Normalde vereceğimiz tavsiyeler, üniversite hayatında çeşitli etkinlik ve sosyal kulüplere katılmak, yaşayacağınız şehri keşfetmek, bolca gezmek ve görmek üzerine olurken bu sefer size çok daha farklı önerilerde bulunacağız.
Öncelikle en kötü ihtimalle 2 yıl üniversite eğitimi alacaksınız. Bu süre bölümünüze göre 4,5 veya daha fazla da olabilir. Enseyi karartmayın. Önümüzdeki 1 yıl boyunca eğitiminiz çevrim içi olacak. Fakat belki de seneye durumlar değişir ve örgün eğitime geçiş yapabilirsiniz. Bu yıl evdesiniz. Bilgisayarınız, tabletiniz, internetiniz ve kulaklığınız sizin en büyük okul araç ve gereciniz. Evet, belki hayalinizdeki gibi eğlenceli bir üniversite yılı olmayacak ama kendinize katabileceğiniz birçok avantaj da yok değil.
Üniversitede yapılabilen en mantıklı ve en havalı şey, ERASMUS programına katılmaktır. Bunun için temel düzeyde İngilizce bilgisi ve iyi bir ortalamaya sahip olmak gerekir. Bu ortalamayı da, örgün eğitiminizde tutturmak biraz zor. Hem okul hem geçim sıkıntısı hem de özgürlüğün verdiği sosyalleşmeyle, Erasmus'a gitmek isteyen çoğu öğrenci yeterli not ortalamasına erişemez. Fakat bu dönem sizin için işte bir fırsat.
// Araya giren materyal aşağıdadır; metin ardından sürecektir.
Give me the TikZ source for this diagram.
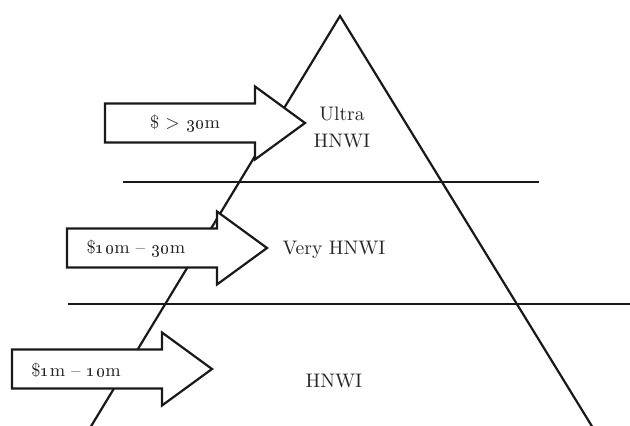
\documentclass[tikz,border=0pt]{standalone}
\usepackage{xcolor}
\usepackage{tikz}

\begin{document}
\begin{tikzpicture}[x=0.5pt,y=-0.5pt,line join=miter,
      edge/.style={draw=black!90,line width=1.1pt},
      pointer/.style={draw=black!90,fill=white,line width=1.1pt},
      tier/.style={align=center,text=black!85,font=\fontsize{9.8}{13.5}\selectfont},
      price/.style={text=black!85,font=\fontsize{9}{11}\selectfont}]

    \useasboundingbox (0,0) rectangle (630,426);

    % pyramid and the two cuts
    \coordinate (top) at (340,16);
    \coordinate (bl) at (90,428);
    \coordinate (br) at (593,428);
    \coordinate (u1) at (123,182);
    \coordinate (u2) at (539,182);
    \coordinate (m1) at (68,304);
    \coordinate (m2) at (630,304);

    \draw[edge] (bl) -- (top) -- (br);
    \draw[edge] (u1) -- (u2);
    \draw[edge] (m1) -- (m2);

    % arrows (body centres)
    \coordinate (a1) at (180,123);
    \coordinate (a2) at (142,248);
    \coordinate (a3) at (87,369);

    \foreach \a in {a1,a2,a3}
        \draw[pointer] ([shift={(-75,-19.5)}]\a) -- ++(150,0) -- ++(0,-17)
            -- ++(50,36.5) -- ++(-50,36.5) -- ++(0,-17) -- ++(-150,0) -- cycle;

    \node[price] (p1) at (185,124) {\$ > \oldstylenums{30}m};
    \node[price] (p2) at (136,249) {\$\oldstylenums{10}m -- \oldstylenums{30}m};
    \node[price] (p3) at (76,370) {\$\oldstylenums{1}m -- \oldstylenums{10}m};

    \node[tier] (t1) at (342,127) {Ultra\\HNWI};
    \node[tier] (t2) at (334,250) {Very HNWI};
    \node[tier] (t3) at (334,381) {HNWI};
\end{tikzpicture}
\end{document}
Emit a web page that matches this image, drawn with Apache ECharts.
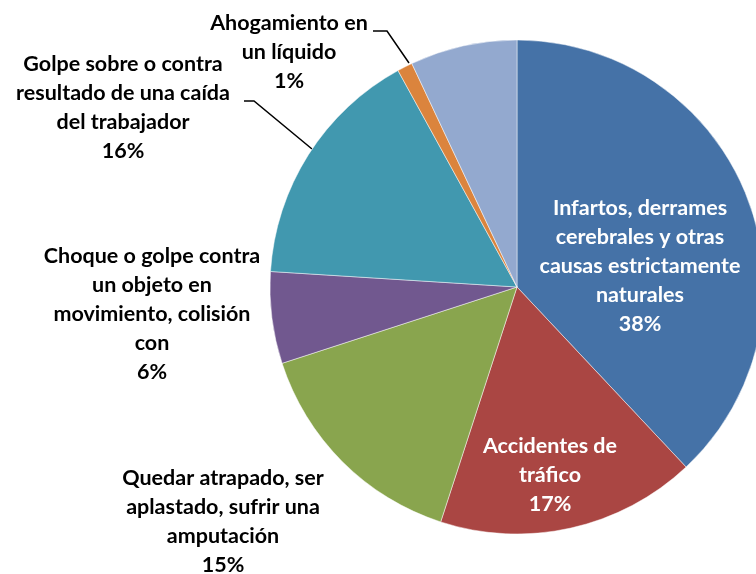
<!DOCTYPE html>
<html>
<head>
<meta charset="utf-8">
<script src="https://cdn.jsdelivr.net/npm/echarts@6/dist/echarts.min.js"></script>
<style>
  html, body { margin: 0; padding: 0; background: #fff; }
  #chart { width: 756px; height: 574px; }
</style>
</head>
<body>
<div id="chart"></div>
<script>
// Causes of fatal work accidents, share of total (%)
const categories = [
  'Infartos, derrames\ncerebrales y otras\ncausas estrictamente\nnaturales',
  'Accidentes de\ntráfico',
  'Quedar atrapado, ser\naplastado, sufrir una\namputación',
  'Choque o golpe contra\nun objeto en\nmovimiento, colisión\ncon',
  'Golpe sobre o contra\nresultado de una caída\ndel trabajador',
  'Ahogamiento en\nun líquido',
  'Otros'
];
const shares = [38, 17, 15, 6, 16, 1, 7];
const colors = ['#4572A7', '#AA4643', '#89A54E', '#71588F', '#4198AF', '#DB843D', '#93A9CF'];

const FONT = 'Lato, "Open Sans", sans-serif';

const chart = echarts.init(document.getElementById('chart'), null, { renderer: 'canvas' });

const data = categories.map((name, i) => {
  const item = {
    name: name,
    value: shares[i],
    itemStyle: { color: colors[i] }
  };
  if (i <= 1) {
    item.label = { color: '#fff' };
  }
  if (i === 4 || i === 5) {
    item.labelLine = { show: true };
  }
  if (i === 6) {
    item.label = { show: false };
  }
  return item;
});

// Label block placement (centre of each text block) and leader-line routes
function placeLabel(params) {
  const i = params.dataIndex;
  switch (i) {
    case 0: return { x: 640, y: 266, align: 'center', verticalAlign: 'middle' };
    case 1: return { x: 550, y: 475, align: 'center', verticalAlign: 'middle' };
    case 2: return { x: 223, y: 522, align: 'center', verticalAlign: 'middle' };
    case 3: return { x: 152, y: 314, align: 'center', verticalAlign: 'middle' };
    case 4: return {
      x: 123, y: 108, align: 'center', verticalAlign: 'middle',
      labelLinePoints: [[244, 101], [254, 101], [312, 149]]
    };
    case 5: return {
      x: 289, y: 52, align: 'center', verticalAlign: 'middle',
      labelLinePoints: [[373, 31], [387, 31], [409, 63]]
    };
    default: return {};
  }
}

chart.setOption({
  backgroundColor: '#fff',
  animation: false,
  series: [{
    type: 'pie',
    center: [517, 287],
    radius: 247,
    startAngle: 90,
    clockwise: true,
    avoidLabelOverlap: false,
    itemStyle: { borderColor: 'rgba(255,255,255,0.6)', borderWidth: 0.8 },
    label: {
      show: true,
      position: 'outside',
      formatter: p => p.name + '\n' + p.value + '%',
      color: '#000',
      fontFamily: FONT,
      fontWeight: 'bold',
      fontSize: 21.5,
      lineHeight: 29,
      align: 'center'
    },
    labelLine: {
      show: false,
      lineStyle: { color: '#000', width: 1.5 }
    },
    labelLayout: placeLabel,
    data: data
  }]
});
</script>
</body>
</html>
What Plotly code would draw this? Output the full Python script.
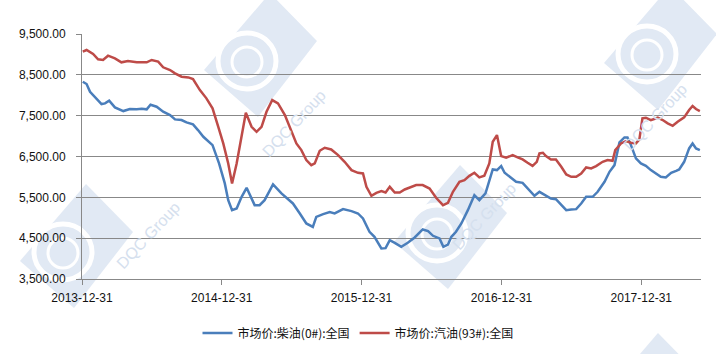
import pandas as pd
import plotly.graph_objects as go

start = pd.Timestamp("2013-12-31")

# days since 2013-12-31 and values
diesel_days = [2, 12, 21, 34, 51, 60, 71, 86, 108, 125, 143, 156, 169, 179, 195, 212, 230, 243, 260, 273,
               290, 303, 317, 341, 358, 373, 382, 392, 404, 417, 430, 451, 464, 477, 499, 521, 538, 551, 569, 586,
               603, 612, 630, 647, 660, 682, 704, 721, 734, 751, 764, 782, 793, 804, 817, 834, 851, 869, 890, 904,
               917, 934, 944, 956, 965, 977, 991, 1008, 1025, 1038, 1054, 1073, 1084, 1095, 1104, 1121, 1134, 1151, 1164, 1182,
               1195, 1212, 1225, 1238, 1252, 1265, 1278, 1291, 1304, 1317, 1334, 1347, 1365, 1378, 1391, 1404, 1417, 1425, 1434, 1447,
               1460, 1473, 1486, 1499, 1512, 1525, 1539, 1552, 1560, 1573, 1586, 1595, 1604, 1614]
diesel = [8331, 8275, 8086, 7963, 7784, 7800, 7866, 7703, 7613, 7662, 7655, 7670, 7655, 7767, 7719, 7596, 7515, 7409, 7393, 7335,
          7286, 7147, 6983, 6779, 6330, 5841, 5431, 5186, 5227, 5513, 5733, 5309, 5309, 5431, 5816, 5595, 5448, 5350, 5105, 4860,
          4777, 5022, 5088, 5137, 5105, 5211, 5162, 5105, 4983, 4654, 4532, 4247, 4255, 4451, 4386, 4288, 4386, 4517, 4713, 4672,
          4558, 4494, 4288, 4345, 4533, 4656, 4860, 5186, 5554, 5431, 5595, 6184, 6167, 6265, 6102, 5963, 5880, 5855, 5718, 5537,
          5635, 5554, 5472, 5455, 5309, 5186, 5202, 5211, 5349, 5513, 5513, 5635, 5880, 6125, 6289, 6846, 6968, 6968, 6779, 6453,
          6330, 6272, 6167, 6085, 6003, 5987, 6102, 6150, 6184, 6370, 6698, 6820, 6698, 6657]

gas_days = [2, 12, 29, 42, 55, 68, 86, 103, 120, 143, 169, 182, 199, 212, 230, 243, 260, 278, 290, 308,
            325, 341, 356, 369, 382, 392, 404, 417, 428, 443, 456, 469, 482, 497, 512, 530, 547, 560, 573, 586,
            599, 608, 621, 634, 651, 669, 686, 704, 721, 734, 743, 756, 769, 782, 793, 804, 817, 830, 843, 860,
            873, 890, 908, 925, 943, 956, 969, 986, 999, 1012, 1025, 1038, 1051, 1064, 1073, 1084, 1095, 1108, 1125, 1138,
            1151, 1164, 1177, 1188, 1195, 1204, 1212, 1225, 1238, 1252, 1265, 1278, 1291, 1304, 1317, 1330, 1343, 1360, 1373, 1386,
            1393, 1408, 1421, 1434, 1447, 1456, 1464, 1473, 1486, 1504, 1517, 1530, 1543, 1556, 1573, 1586, 1595, 1604, 1614]
gasoline = [9067, 9108, 9010, 8880, 8864, 8969, 8904, 8806, 8839, 8806, 8806, 8864, 8823, 8684, 8618, 8536, 8454, 8437, 8397, 8127,
            7924, 7679, 7228, 6820, 6330, 5841, 6330, 6983, 7571, 7228, 7105, 7228, 7596, 7882, 7800, 7515, 7147, 6820, 6657, 6412,
            6289, 6330, 6640, 6713, 6673, 6534, 6370, 6167, 6100, 6085, 5757, 5537, 5610, 5652, 5618, 5757, 5618, 5618, 5692, 5757,
            5799, 5799, 5716, 5488, 5309, 5365, 5635, 5880, 5921, 6027, 6102, 5987, 6027, 6330, 6860, 7024, 6510, 6470, 6534, 6478,
            6428, 6347, 6272, 6370, 6576, 6592, 6510, 6428, 6428, 6248, 6061, 6003, 6003, 6085, 6232, 6208, 6265, 6370, 6412, 6396,
            6657, 6820, 6877, 6836, 6820, 6919, 7434, 7450, 7392, 7450, 7392, 7311, 7252, 7352, 7458, 7638, 7736, 7662, 7613]

tick_dates = ["2013-12-31", "2014-12-31", "2015-12-31", "2016-12-31", "2017-12-31"]
y_ticks = [3500, 4500, 5500, 6500, 7500, 8500, 9500]

diesel_x = [start + pd.Timedelta(days=d) for d in diesel_days]
gas_x = [start + pd.Timedelta(days=d) for d in gas_days]

W, H = 716, 354
ML, MR, MT, MB = 82, 15, 34, 75
PW, PH = W - ML - MR, H - MT - MB

fig = go.Figure()
fig.add_trace(go.Scatter(x=diesel_x, y=diesel, mode="lines", name="市场价:柴油(0#):全国",
                         line=dict(color="#4A7EBB", width=2.5)))
fig.add_trace(go.Scatter(x=gas_x, y=gasoline, mode="lines", name="市场价:汽油(93#):全国",
                         line=dict(color="#BE4B48", width=2.5)))

# faint watermark (decorative), positioned in pixels -> paper coords
def px(x):
    return (x - ML) / PW

def py(y):
    return (H - MB - y) / PH

wm_centers = [(262, 55), (78, 246), (452, 227), (662, 48), (650, 395), (268, 416)]
corners = [(-58, 15), (8, -62), (55, -14), (-4, 62)]
shapes = []
annotations = []
for cx, cy in wm_centers:
    pts = [(px(cx + dx), py(cy + dy)) for dx, dy in corners]
    path = "M " + " L ".join(f"{a:.4f},{b:.4f}" for a, b in pts) + " Z"
    shapes.append(dict(type="path", path=path, xref="paper", yref="paper",
                       fillcolor="#e1e9f4", line=dict(width=0), layer="below"))
    if cy < 300:
        shapes.append(dict(type="circle", xref="paper", yref="paper",
                           x0=px(cx - 44), x1=px(cx + 14), y0=py(cy + 34), y1=py(cy - 22),
                           line=dict(color="white", width=5), fillcolor="rgba(0,0,0,0)", layer="below"))
        shapes.append(dict(type="circle", xref="paper", yref="paper",
                           x0=px(cx - 30), x1=px(cx + 0), y0=py(cy + 22), y1=py(cy - 8),
                           line=dict(color="white", width=3), fillcolor="rgba(0,0,0,0)", layer="below"))
        annotations.append(dict(x=px(cx + 32), y=py(cy + 29), xref="paper", yref="paper",
                                text="DQC Group", showarrow=False, textangle=-47,
                                font=dict(family="Liberation Sans", size=16, color="#d5e0ee")))

fig.update_layout(
    width=W, height=H,
    margin=dict(l=ML, r=MR, t=MT, b=MB),
    paper_bgcolor="white", plot_bgcolor="rgba(0,0,0,0)",
    font=dict(family="Liberation Sans, Noto Sans CJK SC", size=12, color="#111"),
    showlegend=True,
    legend=dict(orientation="h", xref="container", x=0.5, xanchor="center",
                yref="container", y=1 - 333 / H, yanchor="middle",
                font=dict(family="Noto Sans CJK SC", size=12, color="#111"),
                bgcolor="rgba(0,0,0,0)"),
    shapes=shapes,
    annotations=annotations,
)
fig.update_xaxes(
    range=[start, start + pd.Timedelta(days=1617)],
    tickvals=tick_dates, ticktext=tick_dates,
    showgrid=False, showline=True, linecolor="#888", linewidth=1,
    ticks="outside", ticklen=5, tickcolor="#888", ticklabelstandoff=3,
    tickfont=dict(size=12), zeroline=False,
)
fig.update_yaxes(
    range=[3500, 9500], tickvals=y_ticks, tickformat=",.2f",
    showgrid=True, gridcolor="#888", gridwidth=1,
    showline=True, linecolor="#888", linewidth=1,
    ticks="outside", ticklen=5, tickcolor="#888", ticklabelstandoff=8,
    tickfont=dict(size=12), zeroline=False,
)

fig.write_html("out.html")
Basit bir şekilde ilk yılınızı evinizde geçirerek, sınav ve projelerinizde başarılı olabilir, gereken not ortalamasını tutturabilir ve belki de seneye herhangi bir Erasmus programına katılabilirsiniz.
Tahmin ediyoruz ki, çoğu dersinizi ve projelerinizi bilgisayar üzerinden çeşitli programlar aracılığıyla tamamlayacaksınız. İşte bu da sizin için bir fırsat. Hem eğitiminiz hem de kariyerinizde size yardımcı olacak bütün programları sular seller gibi öğrenebileceksiniz.
Evde verimli bir gün geçirmek denilince akla, çoğu zaman yatıp uyumak veya tüm gün film izlemek gelir. Hayır, sabah bilgisayarınızı açıp derslerinize katılacak, ardından ödevlerinizi-sunumlarınızı hazırlayacaksınız. Devamında ise tüm gün size ait. Bizden siz tavsiye: İnterneti şöyle bir tarayın. Bu dönemde size en çok yardımcı olacak, bir şeyler katacak, ücretsiz ve online yüzlerce eğitim ve program bulunuyor. Üniversitenin ilk yılından, mezun olacağınız zamana yönelik CV'nizi kabartabileceğiniz online eğitimler, sertifikalar, yetkinlikler kazanın.
Unutmayın, bunu yaşayan sadece siz değilsiniz. Bu sadece bir süreç ve size denk geldi. Okula küsmenin bir manası yok. Kendinize bu dönemde neler katabilirsiniz, bunları araştırın. İlerde pek çok ''iyi-kiniz'' olacak.